- **Supplied information**:
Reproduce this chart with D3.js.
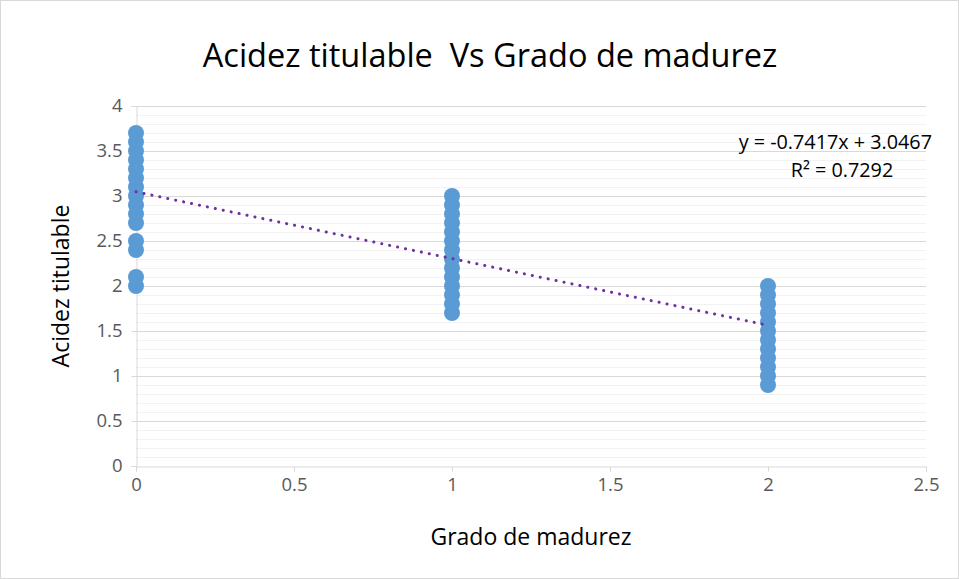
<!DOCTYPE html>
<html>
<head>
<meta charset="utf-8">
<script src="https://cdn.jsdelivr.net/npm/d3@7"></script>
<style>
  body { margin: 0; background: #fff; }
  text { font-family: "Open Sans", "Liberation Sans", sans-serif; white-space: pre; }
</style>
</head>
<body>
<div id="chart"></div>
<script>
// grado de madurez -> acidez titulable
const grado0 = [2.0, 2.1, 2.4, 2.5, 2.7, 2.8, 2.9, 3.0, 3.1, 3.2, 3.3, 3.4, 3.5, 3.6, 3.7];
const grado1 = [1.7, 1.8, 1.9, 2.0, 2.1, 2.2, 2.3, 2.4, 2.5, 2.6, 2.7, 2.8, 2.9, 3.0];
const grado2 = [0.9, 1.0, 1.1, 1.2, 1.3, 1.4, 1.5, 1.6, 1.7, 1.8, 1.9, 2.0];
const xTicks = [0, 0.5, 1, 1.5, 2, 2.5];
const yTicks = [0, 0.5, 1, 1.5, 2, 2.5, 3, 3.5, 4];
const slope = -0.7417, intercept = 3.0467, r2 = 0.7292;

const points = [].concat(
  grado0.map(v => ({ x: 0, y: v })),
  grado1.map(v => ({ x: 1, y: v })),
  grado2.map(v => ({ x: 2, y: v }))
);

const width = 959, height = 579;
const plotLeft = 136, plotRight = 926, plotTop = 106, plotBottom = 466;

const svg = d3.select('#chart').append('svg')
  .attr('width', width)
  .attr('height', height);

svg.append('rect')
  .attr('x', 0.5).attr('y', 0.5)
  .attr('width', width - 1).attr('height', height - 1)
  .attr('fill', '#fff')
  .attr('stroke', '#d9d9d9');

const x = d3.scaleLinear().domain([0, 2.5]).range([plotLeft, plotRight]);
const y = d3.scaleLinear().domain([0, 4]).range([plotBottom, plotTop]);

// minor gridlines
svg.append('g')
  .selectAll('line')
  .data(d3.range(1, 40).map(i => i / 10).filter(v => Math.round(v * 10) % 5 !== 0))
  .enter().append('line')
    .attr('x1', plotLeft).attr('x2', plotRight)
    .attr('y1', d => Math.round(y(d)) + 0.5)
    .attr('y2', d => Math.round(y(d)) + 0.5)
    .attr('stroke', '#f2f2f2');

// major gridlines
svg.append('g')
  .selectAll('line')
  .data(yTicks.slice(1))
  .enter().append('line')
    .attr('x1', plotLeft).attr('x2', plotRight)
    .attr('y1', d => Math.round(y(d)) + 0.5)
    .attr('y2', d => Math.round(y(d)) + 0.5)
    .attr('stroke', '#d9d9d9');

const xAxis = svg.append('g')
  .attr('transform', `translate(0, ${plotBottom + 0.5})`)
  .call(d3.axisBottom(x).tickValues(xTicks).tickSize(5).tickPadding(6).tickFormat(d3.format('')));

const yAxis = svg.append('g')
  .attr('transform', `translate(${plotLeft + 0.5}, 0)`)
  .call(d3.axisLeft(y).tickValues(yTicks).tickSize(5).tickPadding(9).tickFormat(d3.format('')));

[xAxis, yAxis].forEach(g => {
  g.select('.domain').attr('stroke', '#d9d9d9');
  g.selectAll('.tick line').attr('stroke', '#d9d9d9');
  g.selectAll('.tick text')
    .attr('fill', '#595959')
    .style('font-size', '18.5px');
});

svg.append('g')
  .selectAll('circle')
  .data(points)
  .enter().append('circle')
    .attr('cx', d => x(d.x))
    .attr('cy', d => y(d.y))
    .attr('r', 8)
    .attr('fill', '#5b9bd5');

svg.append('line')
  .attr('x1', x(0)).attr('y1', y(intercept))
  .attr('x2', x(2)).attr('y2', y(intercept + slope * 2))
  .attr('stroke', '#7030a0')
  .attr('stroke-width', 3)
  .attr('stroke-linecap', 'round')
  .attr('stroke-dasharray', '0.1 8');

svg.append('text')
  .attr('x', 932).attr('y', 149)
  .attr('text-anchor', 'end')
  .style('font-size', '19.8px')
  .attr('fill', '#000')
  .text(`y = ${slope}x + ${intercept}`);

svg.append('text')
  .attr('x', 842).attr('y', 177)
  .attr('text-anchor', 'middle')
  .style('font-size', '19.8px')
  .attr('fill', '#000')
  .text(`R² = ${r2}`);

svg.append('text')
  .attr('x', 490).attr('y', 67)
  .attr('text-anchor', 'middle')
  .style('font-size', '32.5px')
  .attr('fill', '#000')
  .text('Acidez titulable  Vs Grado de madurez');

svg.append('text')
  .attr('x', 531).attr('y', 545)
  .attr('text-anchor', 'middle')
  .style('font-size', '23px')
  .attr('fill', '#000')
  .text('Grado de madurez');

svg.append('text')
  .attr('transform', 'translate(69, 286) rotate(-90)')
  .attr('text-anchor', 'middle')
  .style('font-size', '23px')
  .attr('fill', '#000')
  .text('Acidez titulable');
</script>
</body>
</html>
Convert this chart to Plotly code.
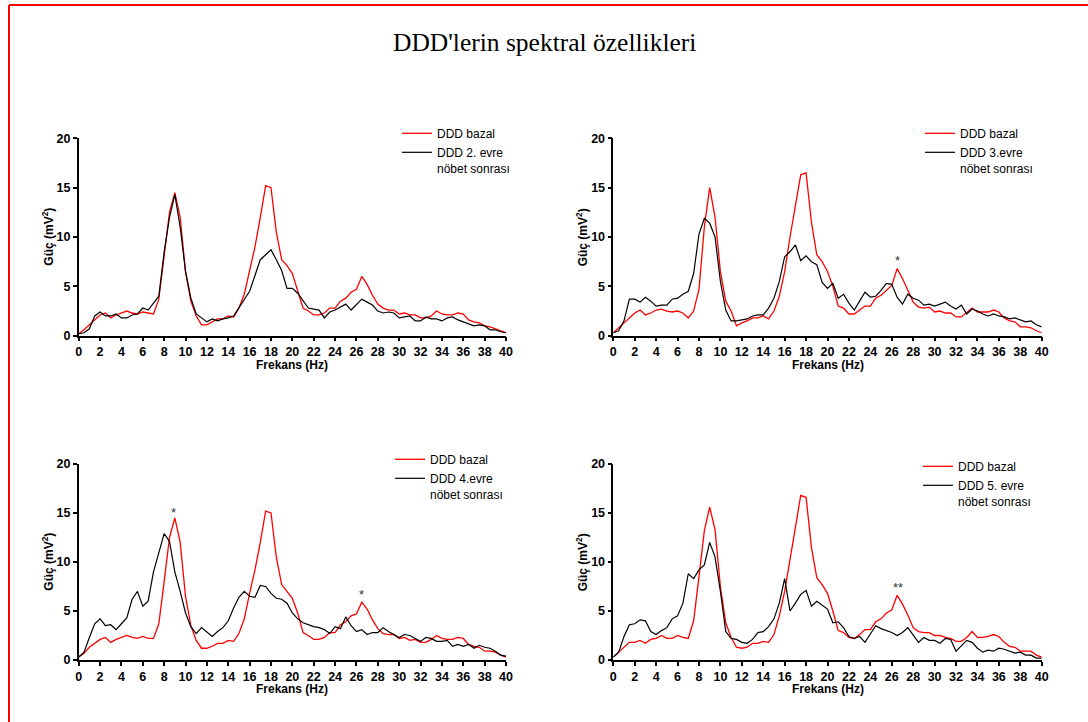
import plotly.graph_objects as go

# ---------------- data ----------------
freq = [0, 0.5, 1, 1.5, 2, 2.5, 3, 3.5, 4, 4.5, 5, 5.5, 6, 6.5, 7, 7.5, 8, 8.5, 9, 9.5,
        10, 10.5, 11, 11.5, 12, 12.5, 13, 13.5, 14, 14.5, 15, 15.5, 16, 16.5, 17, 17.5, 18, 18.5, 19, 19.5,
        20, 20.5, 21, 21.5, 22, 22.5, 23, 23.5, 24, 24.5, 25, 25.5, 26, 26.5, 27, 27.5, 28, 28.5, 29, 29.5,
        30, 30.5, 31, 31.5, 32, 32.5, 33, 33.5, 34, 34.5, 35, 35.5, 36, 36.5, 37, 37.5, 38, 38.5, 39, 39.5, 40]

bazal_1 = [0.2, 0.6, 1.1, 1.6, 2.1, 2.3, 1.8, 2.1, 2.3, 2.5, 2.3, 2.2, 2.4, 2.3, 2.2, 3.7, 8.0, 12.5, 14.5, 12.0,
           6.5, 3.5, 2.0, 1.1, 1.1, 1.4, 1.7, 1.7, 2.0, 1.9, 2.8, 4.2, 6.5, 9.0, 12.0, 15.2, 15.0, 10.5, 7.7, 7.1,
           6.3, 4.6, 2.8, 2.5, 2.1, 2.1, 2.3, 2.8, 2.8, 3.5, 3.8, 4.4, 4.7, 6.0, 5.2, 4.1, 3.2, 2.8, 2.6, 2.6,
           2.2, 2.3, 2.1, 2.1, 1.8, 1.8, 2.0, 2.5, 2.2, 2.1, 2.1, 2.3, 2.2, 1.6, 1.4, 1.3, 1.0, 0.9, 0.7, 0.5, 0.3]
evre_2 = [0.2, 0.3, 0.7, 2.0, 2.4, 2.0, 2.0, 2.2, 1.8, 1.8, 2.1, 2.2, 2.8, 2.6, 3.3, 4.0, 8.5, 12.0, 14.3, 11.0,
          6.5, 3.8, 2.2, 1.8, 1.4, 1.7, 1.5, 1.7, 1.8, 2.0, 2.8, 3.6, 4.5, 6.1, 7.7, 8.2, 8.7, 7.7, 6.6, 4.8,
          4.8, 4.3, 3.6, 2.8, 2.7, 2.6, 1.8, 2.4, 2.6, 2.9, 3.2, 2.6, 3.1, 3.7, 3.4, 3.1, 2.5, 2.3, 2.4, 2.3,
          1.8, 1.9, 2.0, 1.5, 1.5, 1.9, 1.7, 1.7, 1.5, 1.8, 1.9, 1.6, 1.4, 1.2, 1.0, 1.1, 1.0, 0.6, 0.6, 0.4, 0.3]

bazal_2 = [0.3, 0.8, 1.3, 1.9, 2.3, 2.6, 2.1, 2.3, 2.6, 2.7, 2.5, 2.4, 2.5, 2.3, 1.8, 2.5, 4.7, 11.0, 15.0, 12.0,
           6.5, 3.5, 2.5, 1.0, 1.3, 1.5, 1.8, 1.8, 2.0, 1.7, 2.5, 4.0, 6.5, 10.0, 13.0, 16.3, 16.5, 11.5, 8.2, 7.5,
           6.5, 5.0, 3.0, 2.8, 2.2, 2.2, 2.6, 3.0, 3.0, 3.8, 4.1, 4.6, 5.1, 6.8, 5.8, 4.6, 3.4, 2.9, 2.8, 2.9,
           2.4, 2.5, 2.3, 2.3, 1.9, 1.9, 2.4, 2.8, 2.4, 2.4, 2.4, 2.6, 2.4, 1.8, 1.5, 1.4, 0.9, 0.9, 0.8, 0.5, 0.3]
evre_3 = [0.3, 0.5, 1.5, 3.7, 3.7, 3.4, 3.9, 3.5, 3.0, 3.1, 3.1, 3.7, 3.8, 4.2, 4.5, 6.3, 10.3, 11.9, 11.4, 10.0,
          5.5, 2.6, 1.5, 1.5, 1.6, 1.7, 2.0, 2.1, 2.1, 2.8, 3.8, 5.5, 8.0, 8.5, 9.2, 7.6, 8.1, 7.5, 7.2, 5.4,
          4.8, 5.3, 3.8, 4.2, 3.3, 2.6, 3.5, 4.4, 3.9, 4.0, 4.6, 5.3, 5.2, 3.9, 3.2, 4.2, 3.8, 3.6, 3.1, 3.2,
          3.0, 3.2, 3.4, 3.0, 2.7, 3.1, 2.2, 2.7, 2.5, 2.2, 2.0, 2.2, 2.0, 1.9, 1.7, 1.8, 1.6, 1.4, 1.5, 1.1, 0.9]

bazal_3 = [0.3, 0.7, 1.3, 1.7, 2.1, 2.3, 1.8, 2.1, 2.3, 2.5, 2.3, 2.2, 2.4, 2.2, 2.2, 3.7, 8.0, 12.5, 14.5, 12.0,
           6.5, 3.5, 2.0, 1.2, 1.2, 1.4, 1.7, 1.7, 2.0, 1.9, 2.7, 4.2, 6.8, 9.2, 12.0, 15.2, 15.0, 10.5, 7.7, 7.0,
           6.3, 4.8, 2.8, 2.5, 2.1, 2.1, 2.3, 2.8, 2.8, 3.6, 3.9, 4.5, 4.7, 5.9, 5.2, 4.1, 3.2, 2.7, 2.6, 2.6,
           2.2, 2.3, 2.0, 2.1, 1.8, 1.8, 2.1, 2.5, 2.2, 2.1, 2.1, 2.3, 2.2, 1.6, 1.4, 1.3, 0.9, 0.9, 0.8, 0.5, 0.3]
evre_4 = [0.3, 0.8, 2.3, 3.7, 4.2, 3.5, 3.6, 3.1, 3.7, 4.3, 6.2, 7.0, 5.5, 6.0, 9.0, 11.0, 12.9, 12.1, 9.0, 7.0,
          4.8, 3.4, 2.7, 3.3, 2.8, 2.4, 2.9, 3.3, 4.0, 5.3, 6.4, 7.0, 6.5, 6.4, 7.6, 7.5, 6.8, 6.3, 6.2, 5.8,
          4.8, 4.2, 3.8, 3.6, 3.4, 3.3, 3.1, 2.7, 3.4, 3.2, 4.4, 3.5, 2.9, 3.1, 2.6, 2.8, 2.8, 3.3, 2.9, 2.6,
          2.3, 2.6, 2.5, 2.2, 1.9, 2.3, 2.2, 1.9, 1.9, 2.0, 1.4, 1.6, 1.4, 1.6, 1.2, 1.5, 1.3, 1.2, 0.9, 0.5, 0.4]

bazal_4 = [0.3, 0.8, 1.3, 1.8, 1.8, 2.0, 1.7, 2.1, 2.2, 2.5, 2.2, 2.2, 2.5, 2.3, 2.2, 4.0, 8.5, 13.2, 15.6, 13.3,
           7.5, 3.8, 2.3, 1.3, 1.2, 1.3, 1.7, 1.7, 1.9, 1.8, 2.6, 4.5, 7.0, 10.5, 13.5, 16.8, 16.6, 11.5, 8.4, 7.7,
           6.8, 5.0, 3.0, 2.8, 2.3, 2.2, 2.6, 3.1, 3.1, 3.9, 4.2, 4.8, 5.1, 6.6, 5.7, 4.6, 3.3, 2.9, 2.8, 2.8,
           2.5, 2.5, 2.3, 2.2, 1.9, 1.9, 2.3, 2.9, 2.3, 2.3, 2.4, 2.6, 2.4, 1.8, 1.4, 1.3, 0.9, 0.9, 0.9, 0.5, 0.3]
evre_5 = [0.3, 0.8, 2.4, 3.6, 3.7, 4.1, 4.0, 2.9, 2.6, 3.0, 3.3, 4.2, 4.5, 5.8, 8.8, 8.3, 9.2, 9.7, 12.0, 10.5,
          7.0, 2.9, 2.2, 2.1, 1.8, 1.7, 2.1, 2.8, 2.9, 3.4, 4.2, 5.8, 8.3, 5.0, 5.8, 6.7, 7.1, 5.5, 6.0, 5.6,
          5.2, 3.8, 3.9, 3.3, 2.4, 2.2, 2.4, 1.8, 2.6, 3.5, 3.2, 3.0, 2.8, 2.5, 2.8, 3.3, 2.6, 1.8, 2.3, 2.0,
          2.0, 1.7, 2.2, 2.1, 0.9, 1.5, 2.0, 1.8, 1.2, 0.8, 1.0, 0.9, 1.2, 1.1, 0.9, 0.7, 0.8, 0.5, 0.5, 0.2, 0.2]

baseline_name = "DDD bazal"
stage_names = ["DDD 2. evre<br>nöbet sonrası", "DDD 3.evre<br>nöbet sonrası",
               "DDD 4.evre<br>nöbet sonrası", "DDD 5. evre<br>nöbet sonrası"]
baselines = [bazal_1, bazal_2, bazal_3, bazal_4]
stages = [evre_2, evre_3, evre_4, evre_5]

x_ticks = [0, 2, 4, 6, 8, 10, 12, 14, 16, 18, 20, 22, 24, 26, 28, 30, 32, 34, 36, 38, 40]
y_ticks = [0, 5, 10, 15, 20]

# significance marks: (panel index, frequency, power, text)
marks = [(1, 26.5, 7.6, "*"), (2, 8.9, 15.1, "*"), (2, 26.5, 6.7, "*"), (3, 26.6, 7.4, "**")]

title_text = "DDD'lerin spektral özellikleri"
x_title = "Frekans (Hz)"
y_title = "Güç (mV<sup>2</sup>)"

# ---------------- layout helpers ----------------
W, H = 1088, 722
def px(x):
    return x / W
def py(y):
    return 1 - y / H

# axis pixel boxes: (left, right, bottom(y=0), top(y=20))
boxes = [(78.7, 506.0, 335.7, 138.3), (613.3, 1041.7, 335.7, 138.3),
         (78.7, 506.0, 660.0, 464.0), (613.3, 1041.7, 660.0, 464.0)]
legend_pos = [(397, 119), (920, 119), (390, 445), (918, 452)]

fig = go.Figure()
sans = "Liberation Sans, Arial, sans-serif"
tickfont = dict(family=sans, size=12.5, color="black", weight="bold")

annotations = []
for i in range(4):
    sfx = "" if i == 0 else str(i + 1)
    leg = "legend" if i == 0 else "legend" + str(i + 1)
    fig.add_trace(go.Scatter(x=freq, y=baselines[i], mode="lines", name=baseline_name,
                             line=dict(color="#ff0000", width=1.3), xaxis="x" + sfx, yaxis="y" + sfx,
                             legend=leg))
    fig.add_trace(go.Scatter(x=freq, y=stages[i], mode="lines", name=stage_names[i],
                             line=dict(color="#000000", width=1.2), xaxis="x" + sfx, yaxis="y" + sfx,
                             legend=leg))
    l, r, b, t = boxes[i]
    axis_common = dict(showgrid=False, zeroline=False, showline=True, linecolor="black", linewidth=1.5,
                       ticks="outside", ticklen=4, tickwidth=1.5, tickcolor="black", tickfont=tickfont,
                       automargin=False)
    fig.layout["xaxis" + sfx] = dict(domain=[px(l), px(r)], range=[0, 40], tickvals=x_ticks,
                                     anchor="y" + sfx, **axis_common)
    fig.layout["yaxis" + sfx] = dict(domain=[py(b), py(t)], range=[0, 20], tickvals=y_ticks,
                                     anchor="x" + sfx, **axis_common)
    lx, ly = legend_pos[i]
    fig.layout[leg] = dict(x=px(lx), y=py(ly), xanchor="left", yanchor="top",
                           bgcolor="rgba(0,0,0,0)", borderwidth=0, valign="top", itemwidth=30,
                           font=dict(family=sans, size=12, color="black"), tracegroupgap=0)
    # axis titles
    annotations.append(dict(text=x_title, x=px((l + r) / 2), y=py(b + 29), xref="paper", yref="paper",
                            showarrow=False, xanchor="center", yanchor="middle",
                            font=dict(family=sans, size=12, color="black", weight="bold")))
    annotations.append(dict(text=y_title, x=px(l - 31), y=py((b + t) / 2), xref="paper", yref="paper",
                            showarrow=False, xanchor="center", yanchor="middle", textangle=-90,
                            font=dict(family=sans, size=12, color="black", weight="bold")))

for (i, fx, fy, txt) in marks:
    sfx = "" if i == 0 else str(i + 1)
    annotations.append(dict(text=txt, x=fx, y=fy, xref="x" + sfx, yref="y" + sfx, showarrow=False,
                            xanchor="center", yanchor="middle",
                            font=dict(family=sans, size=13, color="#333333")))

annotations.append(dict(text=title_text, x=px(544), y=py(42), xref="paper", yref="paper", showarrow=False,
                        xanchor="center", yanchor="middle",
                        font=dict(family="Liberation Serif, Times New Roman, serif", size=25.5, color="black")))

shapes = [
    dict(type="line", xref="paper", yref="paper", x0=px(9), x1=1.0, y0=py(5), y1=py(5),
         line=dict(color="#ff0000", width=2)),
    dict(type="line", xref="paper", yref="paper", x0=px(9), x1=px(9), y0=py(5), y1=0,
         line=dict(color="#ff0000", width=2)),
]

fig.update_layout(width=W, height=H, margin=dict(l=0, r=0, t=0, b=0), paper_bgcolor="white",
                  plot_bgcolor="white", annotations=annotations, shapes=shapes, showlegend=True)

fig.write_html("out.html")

- **Given task**:
Copy word for word only the lines above from the one with "Convert this chart to Plotly code." through the one with "0.6, 0.4, 0.3]". Leave pictures out.

- **Solution for this exercise**:
Convert this chart to Plotly code.
import plotly.graph_objects as go

# ---------------- data ----------------
freq = [0, 0.5, 1, 1.5, 2, 2.5, 3, 3.5, 4, 4.5, 5, 5.5, 6, 6.5, 7, 7.5, 8, 8.5, 9, 9.5,
        10, 10.5, 11, 11.5, 12, 12.5, 13, 13.5, 14, 14.5, 15, 15.5, 16, 16.5, 17, 17.5, 18, 18.5, 19, 19.5,
        20, 20.5, 21, 21.5, 22, 22.5, 23, 23.5, 24, 24.5, 25, 25.5, 26, 26.5, 27, 27.5, 28, 28.5, 29, 29.5,
        30, 30.5, 31, 31.5, 32, 32.5, 33, 33.5, 34, 34.5, 35, 35.5, 36, 36.5, 37, 37.5, 38, 38.5, 39, 39.5, 40]

bazal_1 = [0.2, 0.6, 1.1, 1.6, 2.1, 2.3, 1.8, 2.1, 2.3, 2.5, 2.3, 2.2, 2.4, 2.3, 2.2, 3.7, 8.0, 12.5, 14.5, 12.0,
           6.5, 3.5, 2.0, 1.1, 1.1, 1.4, 1.7, 1.7, 2.0, 1.9, 2.8, 4.2, 6.5, 9.0, 12.0, 15.2, 15.0, 10.5, 7.7, 7.1,
           6.3, 4.6, 2.8, 2.5, 2.1, 2.1, 2.3, 2.8, 2.8, 3.5, 3.8, 4.4, 4.7, 6.0, 5.2, 4.1, 3.2, 2.8, 2.6, 2.6,
           2.2, 2.3, 2.1, 2.1, 1.8, 1.8, 2.0, 2.5, 2.2, 2.1, 2.1, 2.3, 2.2, 1.6, 1.4, 1.3, 1.0, 0.9, 0.7, 0.5, 0.3]
evre_2 = [0.2, 0.3, 0.7, 2.0, 2.4, 2.0, 2.0, 2.2, 1.8, 1.8, 2.1, 2.2, 2.8, 2.6, 3.3, 4.0, 8.5, 12.0, 14.3, 11.0,
          6.5, 3.8, 2.2, 1.8, 1.4, 1.7, 1.5, 1.7, 1.8, 2.0, 2.8, 3.6, 4.5, 6.1, 7.7, 8.2, 8.7, 7.7, 6.6, 4.8,
          4.8, 4.3, 3.6, 2.8, 2.7, 2.6, 1.8, 2.4, 2.6, 2.9, 3.2, 2.6, 3.1, 3.7, 3.4, 3.1, 2.5, 2.3, 2.4, 2.3,
          1.8, 1.9, 2.0, 1.5, 1.5, 1.9, 1.7, 1.7, 1.5, 1.8, 1.9, 1.6, 1.4, 1.2, 1.0, 1.1, 1.0, 0.6, 0.6, 0.4, 0.3]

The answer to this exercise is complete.